When calculating equivalent fractions, watch out for these common mistakes:

• Changing Only One Part: A common error is multiplying or dividing only the numerator or only the denominator. Remember, the golden rule: both must change by the same factor!
  • Incorrect: (3 * 2) / 4 = 6/4 (This is not equivalent to 3/4)
• Using Different Numbers: You must use the exact same number to multiply or divide both the top and bottom.
  • Incorrect: (3 * 2) / (4 * 3) = 6/12 (This is not equivalent to 3/4)
• Multiplying/Dividing by Zero: You can never divide by zero in mathematics.

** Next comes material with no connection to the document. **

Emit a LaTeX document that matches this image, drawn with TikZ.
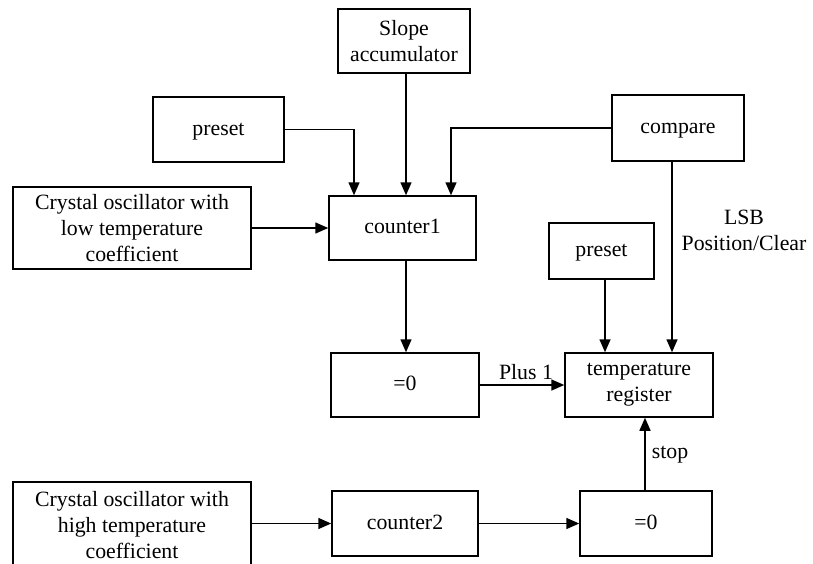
\documentclass[tikz,border=0pt]{standalone}
\usepackage{fontspec}
\setmainfont{Liberation Serif}
\usetikzlibrary{arrows.meta}
\begin{document}
\begin{tikzpicture}[x=1pt,y=-1pt,
  blk/.style={draw,line width=1.5pt,inner sep=0pt,align=center,
    font=\fontsize{21.8}{26}\selectfont},
  one/.style={text height=15pt,text depth=4pt},
  conn/.style={line width=1.5pt,-{Triangle[length=13pt,width=11pt]}},
  lbl/.style={inner sep=0pt,align=center,font=\fontsize{21.8}{26}\selectfont}]
\useasboundingbox (0,0) rectangle (813,563);
\node[blk,minimum width=132pt,minimum height=64pt] (slope) at (404,41) {Slope\\accumulator};
\node[blk,one,minimum width=131pt,minimum height=65pt] (preA) at (218.5,129.5) {preset};
\node[blk,one,minimum width=132pt,minimum height=66pt] (cmp) at (678,128) {compare};
\node[blk,minimum width=238pt,minimum height=82pt] (xlow) at (132,228) {Crystal oscillator with\\low temperature\\coefficient};
\node[blk,one,minimum width=147pt,minimum height=64pt] (c1) at (402.5,228) {counter1};
\node[blk,one,minimum width=105pt,minimum height=56pt] (preB) at (601.5,251) {preset};
\node[blk,one,minimum width=148pt,minimum height=64pt] (z1) at (405,385) {=0};
\node[blk,minimum width=148pt,minimum height=64pt] (tr) at (639,385) {temperature\\register};
\node[blk,minimum width=238pt,minimum height=86pt] (xhigh) at (132,525) {Crystal oscillator with\\high temperature\\coefficient};
\node[blk,one,minimum width=146pt,minimum height=65pt] (c2) at (405,523.5) {counter2};
\node[blk,one,minimum width=132pt,minimum height=65pt] (z2) at (646,523.5) {=0};
\coordinate (pA) at (354,0);
\coordinate (pC) at (451,0);
\coordinate (sl) at (406,0);
\coordinate (lsb) at (672,0);
\coordinate (pb) at (605,0);
\coordinate (st) at (645,0);
\draw[conn] (preA.east) -| (pA |- c1.north);
\draw[conn] (sl |- slope.south) -- (sl |- c1.north);
\draw[conn] (cmp.west) -| (pC |- c1.north);
\draw[conn] (xlow.east) -- (c1.west);
\draw[conn] (sl |- c1.south) -- (sl |- z1.north);
\draw[conn] (lsb |- cmp.south) -- (lsb |- tr.north);
\draw[conn] (pb |- preB.south) -- (pb |- tr.north);
\draw[conn] (z1.east) -- (tr.west);
\draw[conn] (st |- z2.north) -- (st |- tr.south);
\draw[conn] (xhigh.east |- c2.west) -- (c2.west);
\draw[conn] (c2.east) -- (z2.west);
\node[lbl] (plus) at (526,372) {Plus 1};
\node[lbl] (stop) at (670,455) {stop};
\node[lbl] (lsbt) at (744,230) {LSB\\Position/Clear};
\end{tikzpicture}
\end{document}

Also, multiplying by zero would always result in 0/0, which isn't a useful equivalent fraction for most purposes.

When to Use the Calculator

While doing these calculations by hand is fantastic for understanding, there are times when a calculator (or an online tool!) can be a real time-saver:

• Large Numbers: If you're working with very large numerators and denominators, manual multiplication or division can become tedious and prone to errors.
• Finding Many Equivalents: If you need a long list of equivalent fractions quickly, a calculator can generate them instantly.
• Checking Your Work: After doing a few by hand, you can use a calculator to quickly verify your answers and build confidence.

Keep practicing by hand, but don't hesitate to use tools for convenience and accuracy when needed! You've got this!